*GOAL OF THE EXERCISE:* State how many lines in these records contain the word "with", and nothing else.

*DATA:*
- - - - - - -

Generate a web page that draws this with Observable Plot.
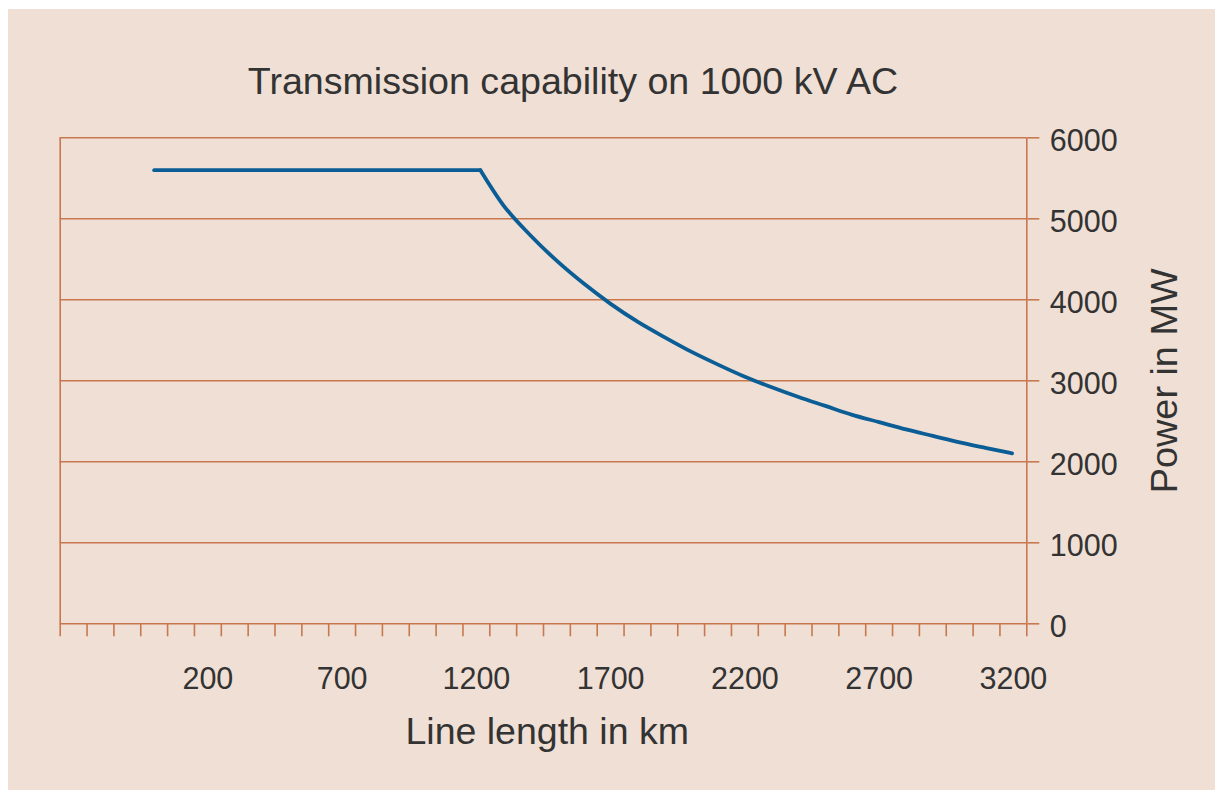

- - - - - - -

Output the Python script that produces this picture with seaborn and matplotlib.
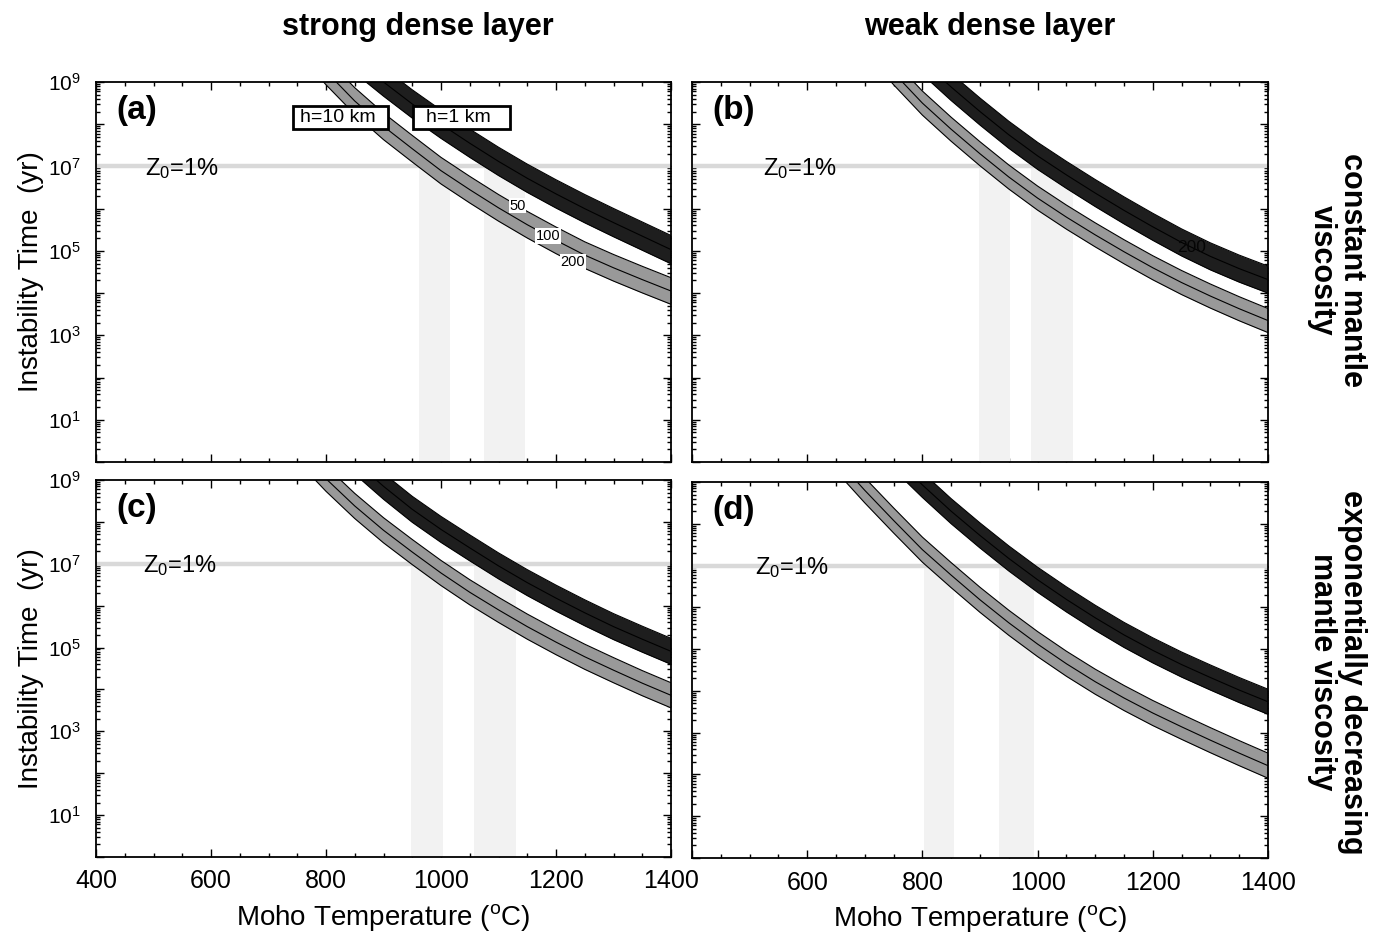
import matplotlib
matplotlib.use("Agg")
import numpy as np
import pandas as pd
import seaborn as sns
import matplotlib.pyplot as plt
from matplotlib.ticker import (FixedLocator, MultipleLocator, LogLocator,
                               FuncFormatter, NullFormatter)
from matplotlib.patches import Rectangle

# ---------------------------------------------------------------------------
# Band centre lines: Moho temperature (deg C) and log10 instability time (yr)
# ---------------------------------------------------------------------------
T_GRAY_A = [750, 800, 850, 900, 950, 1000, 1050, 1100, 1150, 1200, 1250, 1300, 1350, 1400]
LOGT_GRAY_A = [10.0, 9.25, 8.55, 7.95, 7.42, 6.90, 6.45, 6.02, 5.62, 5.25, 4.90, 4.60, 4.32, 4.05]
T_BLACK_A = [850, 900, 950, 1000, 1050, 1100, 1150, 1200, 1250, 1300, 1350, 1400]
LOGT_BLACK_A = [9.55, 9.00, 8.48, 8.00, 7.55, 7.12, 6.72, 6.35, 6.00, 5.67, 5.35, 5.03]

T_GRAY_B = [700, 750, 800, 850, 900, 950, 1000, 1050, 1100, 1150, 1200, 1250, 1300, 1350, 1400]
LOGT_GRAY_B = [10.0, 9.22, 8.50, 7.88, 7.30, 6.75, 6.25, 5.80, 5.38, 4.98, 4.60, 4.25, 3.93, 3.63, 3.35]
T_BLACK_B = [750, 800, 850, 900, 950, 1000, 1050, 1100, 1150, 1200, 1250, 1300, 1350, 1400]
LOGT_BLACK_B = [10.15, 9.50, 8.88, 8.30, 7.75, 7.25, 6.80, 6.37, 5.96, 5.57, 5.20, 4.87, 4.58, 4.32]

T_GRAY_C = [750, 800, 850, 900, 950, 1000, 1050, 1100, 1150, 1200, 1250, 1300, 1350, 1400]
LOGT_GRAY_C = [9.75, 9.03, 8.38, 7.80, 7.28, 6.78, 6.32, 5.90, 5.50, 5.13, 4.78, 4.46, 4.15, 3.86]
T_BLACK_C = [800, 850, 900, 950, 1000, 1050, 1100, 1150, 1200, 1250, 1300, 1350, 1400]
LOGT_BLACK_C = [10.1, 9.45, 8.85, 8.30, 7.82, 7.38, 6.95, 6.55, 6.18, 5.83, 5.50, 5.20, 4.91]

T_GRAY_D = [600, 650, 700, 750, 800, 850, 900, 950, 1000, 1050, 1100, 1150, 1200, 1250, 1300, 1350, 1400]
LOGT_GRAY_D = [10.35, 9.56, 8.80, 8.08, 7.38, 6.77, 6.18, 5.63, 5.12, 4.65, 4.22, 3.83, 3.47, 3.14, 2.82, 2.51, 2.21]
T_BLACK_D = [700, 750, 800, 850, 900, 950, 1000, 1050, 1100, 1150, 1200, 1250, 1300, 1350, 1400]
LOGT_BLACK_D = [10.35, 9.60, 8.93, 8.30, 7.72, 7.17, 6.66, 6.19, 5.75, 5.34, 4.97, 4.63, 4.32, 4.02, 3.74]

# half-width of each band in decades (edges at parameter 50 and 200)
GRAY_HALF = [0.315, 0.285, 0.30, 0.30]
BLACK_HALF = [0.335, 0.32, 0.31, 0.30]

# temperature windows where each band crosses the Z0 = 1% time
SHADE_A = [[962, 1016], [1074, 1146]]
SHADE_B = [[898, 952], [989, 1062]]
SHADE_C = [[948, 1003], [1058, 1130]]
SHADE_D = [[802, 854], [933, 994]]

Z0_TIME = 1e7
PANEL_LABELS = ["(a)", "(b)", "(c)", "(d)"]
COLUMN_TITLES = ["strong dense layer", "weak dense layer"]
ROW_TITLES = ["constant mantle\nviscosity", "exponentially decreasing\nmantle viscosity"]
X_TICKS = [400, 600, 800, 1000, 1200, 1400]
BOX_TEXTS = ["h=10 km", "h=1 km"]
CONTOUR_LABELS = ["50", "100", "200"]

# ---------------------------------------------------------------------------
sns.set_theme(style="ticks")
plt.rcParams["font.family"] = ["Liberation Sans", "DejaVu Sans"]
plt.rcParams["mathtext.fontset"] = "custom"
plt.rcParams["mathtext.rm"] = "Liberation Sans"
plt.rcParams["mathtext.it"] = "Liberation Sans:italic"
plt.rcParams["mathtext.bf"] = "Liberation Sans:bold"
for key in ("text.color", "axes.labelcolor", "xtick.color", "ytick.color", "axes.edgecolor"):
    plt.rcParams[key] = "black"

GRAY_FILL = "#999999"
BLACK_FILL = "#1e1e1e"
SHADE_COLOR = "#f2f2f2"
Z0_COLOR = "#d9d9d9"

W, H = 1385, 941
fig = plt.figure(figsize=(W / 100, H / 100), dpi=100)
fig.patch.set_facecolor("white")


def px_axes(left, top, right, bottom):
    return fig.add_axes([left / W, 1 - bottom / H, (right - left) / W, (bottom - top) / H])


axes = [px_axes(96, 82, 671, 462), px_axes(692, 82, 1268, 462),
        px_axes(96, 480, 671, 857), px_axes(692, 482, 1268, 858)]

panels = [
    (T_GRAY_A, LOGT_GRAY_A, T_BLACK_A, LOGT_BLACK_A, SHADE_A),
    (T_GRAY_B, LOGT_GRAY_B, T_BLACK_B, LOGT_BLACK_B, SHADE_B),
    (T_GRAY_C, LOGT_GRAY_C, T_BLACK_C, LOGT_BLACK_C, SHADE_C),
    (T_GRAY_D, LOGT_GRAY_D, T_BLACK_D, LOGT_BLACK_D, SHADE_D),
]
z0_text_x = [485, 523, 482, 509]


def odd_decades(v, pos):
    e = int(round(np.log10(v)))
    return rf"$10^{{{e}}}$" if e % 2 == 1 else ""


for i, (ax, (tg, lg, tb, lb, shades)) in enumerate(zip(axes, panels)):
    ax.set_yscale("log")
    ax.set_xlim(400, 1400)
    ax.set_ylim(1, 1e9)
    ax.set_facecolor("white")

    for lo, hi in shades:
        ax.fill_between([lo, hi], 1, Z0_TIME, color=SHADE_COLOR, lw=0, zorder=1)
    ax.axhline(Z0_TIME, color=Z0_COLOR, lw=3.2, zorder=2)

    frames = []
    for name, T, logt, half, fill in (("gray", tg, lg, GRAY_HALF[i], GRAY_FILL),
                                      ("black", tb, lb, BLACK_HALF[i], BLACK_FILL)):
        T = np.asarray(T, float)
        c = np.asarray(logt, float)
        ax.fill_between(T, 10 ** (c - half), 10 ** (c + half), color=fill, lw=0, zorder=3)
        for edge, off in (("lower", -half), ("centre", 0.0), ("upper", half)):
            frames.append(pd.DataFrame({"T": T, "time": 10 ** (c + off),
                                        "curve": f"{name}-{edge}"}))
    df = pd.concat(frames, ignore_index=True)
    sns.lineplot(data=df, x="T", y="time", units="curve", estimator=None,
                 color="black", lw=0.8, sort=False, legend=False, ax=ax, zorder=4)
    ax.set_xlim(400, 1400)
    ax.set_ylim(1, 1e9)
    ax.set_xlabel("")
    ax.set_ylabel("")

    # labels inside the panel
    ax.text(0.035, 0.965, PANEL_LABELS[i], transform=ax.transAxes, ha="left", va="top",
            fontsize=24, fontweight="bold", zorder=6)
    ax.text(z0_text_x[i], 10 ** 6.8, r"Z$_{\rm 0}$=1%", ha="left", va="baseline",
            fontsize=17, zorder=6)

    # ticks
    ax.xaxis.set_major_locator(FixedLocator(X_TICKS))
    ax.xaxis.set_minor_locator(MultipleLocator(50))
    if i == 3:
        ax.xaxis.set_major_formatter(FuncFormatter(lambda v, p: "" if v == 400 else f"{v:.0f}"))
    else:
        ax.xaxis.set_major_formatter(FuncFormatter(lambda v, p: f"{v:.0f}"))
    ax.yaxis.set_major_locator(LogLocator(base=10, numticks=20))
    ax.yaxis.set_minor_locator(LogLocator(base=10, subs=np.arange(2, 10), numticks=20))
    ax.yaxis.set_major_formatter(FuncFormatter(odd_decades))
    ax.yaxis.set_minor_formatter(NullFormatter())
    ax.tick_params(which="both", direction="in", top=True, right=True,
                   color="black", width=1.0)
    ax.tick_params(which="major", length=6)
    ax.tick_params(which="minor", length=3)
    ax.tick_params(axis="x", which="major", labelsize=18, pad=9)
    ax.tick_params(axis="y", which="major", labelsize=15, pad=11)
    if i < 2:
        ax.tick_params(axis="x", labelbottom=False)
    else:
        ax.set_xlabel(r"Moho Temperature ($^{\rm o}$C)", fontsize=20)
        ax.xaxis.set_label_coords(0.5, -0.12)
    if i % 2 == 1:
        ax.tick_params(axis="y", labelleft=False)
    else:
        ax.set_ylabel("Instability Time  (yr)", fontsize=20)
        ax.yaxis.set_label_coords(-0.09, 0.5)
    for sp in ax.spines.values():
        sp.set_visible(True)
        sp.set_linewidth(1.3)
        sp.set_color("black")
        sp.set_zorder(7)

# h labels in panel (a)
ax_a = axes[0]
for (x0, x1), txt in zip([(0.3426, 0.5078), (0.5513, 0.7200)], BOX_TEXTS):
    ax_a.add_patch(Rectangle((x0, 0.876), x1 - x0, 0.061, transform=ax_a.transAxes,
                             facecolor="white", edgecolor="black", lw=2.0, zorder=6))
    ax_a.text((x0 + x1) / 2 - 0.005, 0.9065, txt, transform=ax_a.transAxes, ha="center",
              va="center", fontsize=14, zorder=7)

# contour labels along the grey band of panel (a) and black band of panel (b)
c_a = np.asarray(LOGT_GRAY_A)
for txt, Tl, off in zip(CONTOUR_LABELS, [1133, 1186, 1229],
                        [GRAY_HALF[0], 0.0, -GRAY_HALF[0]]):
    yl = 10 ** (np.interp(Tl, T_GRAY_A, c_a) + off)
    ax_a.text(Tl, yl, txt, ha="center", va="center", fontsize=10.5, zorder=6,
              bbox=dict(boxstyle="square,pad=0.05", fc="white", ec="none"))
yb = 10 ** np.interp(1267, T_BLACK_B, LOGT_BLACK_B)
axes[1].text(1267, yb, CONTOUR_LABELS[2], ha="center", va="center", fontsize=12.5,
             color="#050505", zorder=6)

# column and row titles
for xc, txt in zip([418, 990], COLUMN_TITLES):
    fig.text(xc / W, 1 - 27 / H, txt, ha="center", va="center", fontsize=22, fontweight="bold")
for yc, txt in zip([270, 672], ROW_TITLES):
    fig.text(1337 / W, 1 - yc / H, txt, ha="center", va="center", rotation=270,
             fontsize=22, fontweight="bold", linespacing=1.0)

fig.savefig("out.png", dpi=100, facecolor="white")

- - - - - - -

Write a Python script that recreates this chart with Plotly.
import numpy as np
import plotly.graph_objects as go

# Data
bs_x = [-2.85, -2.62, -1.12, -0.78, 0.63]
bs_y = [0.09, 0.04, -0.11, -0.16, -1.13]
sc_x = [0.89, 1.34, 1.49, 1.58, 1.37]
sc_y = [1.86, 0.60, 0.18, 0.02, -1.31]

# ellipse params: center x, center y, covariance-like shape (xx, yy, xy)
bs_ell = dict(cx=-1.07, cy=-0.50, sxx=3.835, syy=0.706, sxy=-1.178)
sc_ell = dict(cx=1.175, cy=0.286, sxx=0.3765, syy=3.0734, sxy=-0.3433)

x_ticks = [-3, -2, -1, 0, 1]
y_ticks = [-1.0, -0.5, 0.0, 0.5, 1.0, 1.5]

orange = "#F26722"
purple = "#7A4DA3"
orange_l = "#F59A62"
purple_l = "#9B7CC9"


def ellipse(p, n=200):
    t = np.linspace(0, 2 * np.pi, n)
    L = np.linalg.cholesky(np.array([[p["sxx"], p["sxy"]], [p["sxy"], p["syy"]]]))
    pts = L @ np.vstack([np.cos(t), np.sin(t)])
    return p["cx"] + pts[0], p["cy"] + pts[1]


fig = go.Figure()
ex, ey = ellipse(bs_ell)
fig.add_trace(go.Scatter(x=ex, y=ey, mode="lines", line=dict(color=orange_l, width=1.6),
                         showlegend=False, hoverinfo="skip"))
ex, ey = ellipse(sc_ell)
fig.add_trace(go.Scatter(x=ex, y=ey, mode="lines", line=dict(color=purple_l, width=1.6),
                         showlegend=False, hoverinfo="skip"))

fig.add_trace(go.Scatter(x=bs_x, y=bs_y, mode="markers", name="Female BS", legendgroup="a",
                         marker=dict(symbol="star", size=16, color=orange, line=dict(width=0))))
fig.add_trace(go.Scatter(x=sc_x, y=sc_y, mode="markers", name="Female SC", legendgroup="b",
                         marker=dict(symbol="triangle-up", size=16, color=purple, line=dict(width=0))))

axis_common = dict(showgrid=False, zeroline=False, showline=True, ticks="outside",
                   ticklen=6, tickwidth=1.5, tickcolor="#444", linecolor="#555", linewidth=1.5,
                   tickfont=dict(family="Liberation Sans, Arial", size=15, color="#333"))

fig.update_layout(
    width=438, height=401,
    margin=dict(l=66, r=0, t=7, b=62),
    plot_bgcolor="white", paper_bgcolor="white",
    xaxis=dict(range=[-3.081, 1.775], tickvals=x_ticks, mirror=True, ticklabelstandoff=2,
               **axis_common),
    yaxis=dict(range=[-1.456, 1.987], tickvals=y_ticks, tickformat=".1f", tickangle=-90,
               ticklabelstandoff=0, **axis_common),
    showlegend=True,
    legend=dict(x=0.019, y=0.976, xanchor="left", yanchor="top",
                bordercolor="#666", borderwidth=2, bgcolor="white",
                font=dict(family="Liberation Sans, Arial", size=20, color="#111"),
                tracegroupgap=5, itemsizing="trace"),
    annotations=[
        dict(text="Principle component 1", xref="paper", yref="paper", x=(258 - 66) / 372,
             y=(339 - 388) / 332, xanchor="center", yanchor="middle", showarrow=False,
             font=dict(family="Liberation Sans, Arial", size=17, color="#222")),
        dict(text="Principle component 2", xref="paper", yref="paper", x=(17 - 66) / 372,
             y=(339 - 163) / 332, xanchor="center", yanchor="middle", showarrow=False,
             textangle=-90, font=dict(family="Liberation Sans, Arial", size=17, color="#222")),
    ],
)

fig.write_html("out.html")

- - - - - - -

*TASK RESPONSE:* 3